麻しん(はしか)対策の抜本的強化を求める要望書

大阪府知事 太田 房江 様

2007年 6月13日 
日本共産党大阪府議会議員団
団 長 宮 原 威  

麻しん(はしか)対策の抜本的強化を求める要望書

 今年は全国的に麻しんが流行し、府内でも、大阪狭山市内の学校で集団感染が発生し、休校処置となったのに始まり、大阪体育大学、阪南大学、府立高校など学校での感染者発生による休校も相次いでいます。

 麻しんは感染力が強く、麻しんウイルスによっておこる急性熱性感染症で、肺炎や脳炎を併発するなど重症化の可能性もある疾患で、集団感染や地域での感染が心配されています。

 北米、中南米、西ヨーロッパ諸国や韓国では、予防接種対策により、麻しんは、ほぼ根絶に近い状態となっているのに対し、わが国は大きくたち遅れており、「麻しん輸出国」と批判され、国際的問題にさえなっています。

 予防接種が2回接種になったのは、ようやく昨年4月からで、小学校2年生以上の児童・生徒および成人は、1989年から93年のMMRワクチン問題などで接種率が低く、予防接種を受けていても1回だけで、麻しんに対する抵抗力が弱いことが、集団発生を繰り返す大きな原因となっています。

 また、発生状況の把握も十分でありません。 府内は、小児科定点調査199カ所、成人では、300床以上の病院を基幹定点としています。
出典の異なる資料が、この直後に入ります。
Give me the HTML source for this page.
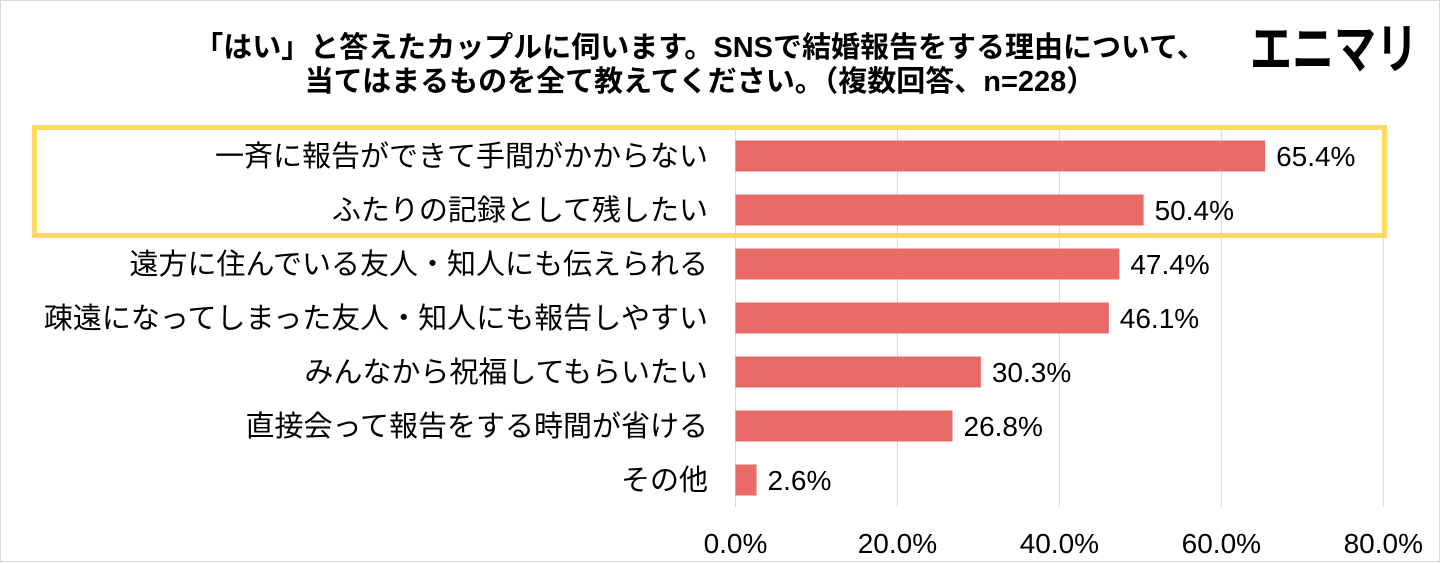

これでは、正確な情報をつかむことはできません。
すでに抗体検査の試薬やワクチンも不足しています。 府は、国に申し入れるなど一定の対策をとっていますが、これ以上の感染拡大を防ぐとともに、発生ゼロを目指し、以下の対策を講じるよう求めます。

1.府として市町村と協力し、麻しん発生ゼロをめざし、ワクチン接種率を向上させる(現在90パーセント)。また、政府に対し、集団発生拡大防止の緊急対策、および麻しんの発生ゼロを目指す抜本的対策を強く要請する 。
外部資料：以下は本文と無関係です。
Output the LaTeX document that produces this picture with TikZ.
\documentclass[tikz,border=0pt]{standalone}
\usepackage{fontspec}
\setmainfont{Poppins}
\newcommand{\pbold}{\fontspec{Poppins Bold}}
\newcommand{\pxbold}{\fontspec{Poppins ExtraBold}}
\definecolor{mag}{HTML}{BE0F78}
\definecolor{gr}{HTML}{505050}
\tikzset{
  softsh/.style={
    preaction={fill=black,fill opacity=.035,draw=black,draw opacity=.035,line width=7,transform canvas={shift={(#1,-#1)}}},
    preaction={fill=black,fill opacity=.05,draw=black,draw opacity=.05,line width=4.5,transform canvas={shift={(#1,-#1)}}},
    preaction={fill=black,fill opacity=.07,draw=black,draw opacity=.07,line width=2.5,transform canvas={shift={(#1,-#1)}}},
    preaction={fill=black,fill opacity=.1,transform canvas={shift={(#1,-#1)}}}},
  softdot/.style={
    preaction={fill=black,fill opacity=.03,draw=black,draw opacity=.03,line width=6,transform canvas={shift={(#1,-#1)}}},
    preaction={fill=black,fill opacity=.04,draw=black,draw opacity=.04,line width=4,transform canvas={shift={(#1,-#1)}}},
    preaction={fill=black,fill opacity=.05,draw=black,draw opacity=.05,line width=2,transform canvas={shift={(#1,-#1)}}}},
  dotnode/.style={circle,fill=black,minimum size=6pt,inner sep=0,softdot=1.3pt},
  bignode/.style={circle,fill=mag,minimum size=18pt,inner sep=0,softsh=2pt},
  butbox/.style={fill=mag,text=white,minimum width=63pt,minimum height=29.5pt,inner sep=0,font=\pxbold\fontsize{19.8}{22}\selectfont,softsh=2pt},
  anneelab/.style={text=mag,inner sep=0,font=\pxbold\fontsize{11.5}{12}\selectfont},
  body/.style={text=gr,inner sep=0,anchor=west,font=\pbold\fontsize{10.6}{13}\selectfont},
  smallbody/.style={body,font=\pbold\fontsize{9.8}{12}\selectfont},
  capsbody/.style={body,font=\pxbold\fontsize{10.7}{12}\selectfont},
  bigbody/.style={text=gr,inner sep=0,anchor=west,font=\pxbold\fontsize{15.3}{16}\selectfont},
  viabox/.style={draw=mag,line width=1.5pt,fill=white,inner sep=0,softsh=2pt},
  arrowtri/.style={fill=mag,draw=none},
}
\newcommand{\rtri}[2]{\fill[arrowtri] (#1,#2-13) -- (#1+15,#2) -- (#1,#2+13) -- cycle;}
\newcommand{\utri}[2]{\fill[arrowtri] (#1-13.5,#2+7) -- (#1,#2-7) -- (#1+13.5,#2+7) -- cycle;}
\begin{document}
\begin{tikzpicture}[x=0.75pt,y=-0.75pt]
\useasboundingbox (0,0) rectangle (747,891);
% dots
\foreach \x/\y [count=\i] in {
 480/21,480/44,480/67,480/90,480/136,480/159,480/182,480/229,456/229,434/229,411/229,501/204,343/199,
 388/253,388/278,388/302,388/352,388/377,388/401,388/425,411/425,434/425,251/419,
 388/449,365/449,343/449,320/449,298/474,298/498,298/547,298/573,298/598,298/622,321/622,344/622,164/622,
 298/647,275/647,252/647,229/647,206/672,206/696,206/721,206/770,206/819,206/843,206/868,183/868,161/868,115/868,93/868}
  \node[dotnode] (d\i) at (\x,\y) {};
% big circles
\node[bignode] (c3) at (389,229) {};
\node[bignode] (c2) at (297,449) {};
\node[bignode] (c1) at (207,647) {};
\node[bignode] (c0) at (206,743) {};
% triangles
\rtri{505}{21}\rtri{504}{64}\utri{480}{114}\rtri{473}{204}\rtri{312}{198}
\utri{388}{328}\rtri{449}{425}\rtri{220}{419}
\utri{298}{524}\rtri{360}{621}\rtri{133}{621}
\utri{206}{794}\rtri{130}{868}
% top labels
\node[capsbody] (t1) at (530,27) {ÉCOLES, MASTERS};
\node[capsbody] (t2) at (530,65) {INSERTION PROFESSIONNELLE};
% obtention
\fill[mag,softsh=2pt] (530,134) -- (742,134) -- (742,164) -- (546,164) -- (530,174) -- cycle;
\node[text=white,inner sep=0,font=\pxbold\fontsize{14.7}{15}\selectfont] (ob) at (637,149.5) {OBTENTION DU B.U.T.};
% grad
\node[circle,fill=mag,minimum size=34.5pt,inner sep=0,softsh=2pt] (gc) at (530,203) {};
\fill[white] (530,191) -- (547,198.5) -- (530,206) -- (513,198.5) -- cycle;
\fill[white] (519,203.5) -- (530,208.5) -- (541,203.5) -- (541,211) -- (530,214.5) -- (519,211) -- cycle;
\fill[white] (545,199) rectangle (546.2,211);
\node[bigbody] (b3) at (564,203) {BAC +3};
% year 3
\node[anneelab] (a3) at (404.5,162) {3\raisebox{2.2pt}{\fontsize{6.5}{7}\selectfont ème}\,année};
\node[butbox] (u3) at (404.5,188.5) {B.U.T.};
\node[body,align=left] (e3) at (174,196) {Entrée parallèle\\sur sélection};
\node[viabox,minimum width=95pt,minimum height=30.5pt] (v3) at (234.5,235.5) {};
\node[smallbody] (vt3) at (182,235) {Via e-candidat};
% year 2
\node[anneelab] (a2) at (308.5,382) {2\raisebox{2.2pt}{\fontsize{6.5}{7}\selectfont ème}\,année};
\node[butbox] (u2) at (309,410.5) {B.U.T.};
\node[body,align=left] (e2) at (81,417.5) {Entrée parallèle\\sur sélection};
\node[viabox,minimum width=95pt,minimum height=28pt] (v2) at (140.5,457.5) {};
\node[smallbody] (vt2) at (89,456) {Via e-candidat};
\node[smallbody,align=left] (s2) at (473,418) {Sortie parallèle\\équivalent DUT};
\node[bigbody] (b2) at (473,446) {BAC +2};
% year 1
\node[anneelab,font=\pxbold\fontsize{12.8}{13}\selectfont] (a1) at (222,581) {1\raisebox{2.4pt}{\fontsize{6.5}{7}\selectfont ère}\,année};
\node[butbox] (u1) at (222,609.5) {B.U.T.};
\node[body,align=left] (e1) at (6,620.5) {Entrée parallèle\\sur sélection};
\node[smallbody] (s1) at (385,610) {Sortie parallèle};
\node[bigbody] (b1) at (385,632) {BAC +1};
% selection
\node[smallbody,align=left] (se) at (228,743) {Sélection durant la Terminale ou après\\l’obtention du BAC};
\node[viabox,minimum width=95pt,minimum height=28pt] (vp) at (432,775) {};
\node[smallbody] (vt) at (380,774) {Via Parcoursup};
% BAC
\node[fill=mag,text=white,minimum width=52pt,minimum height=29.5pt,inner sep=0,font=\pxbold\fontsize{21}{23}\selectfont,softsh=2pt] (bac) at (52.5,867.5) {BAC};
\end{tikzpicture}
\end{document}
2.麻しんワクチン未接種の人や1回しか接種していない人のワクチン接種や抗体検査の公費負担を国に求めるとともに、府としても助成する。

3.保健医療機関や学校、幼稚園、保育所など、感染経路となりやすく、子どもと接する職場で働く人のワクチン接種状況を把握し、迅速に対応すること。

4.医師会などと協力して府内における麻しん患者のすべての発生状況を把握、分析できるサーベイランスシステムをつくる。

5.麻しんワクチンと抗体検査試薬を十分確保できるよう引き続き対策をとる。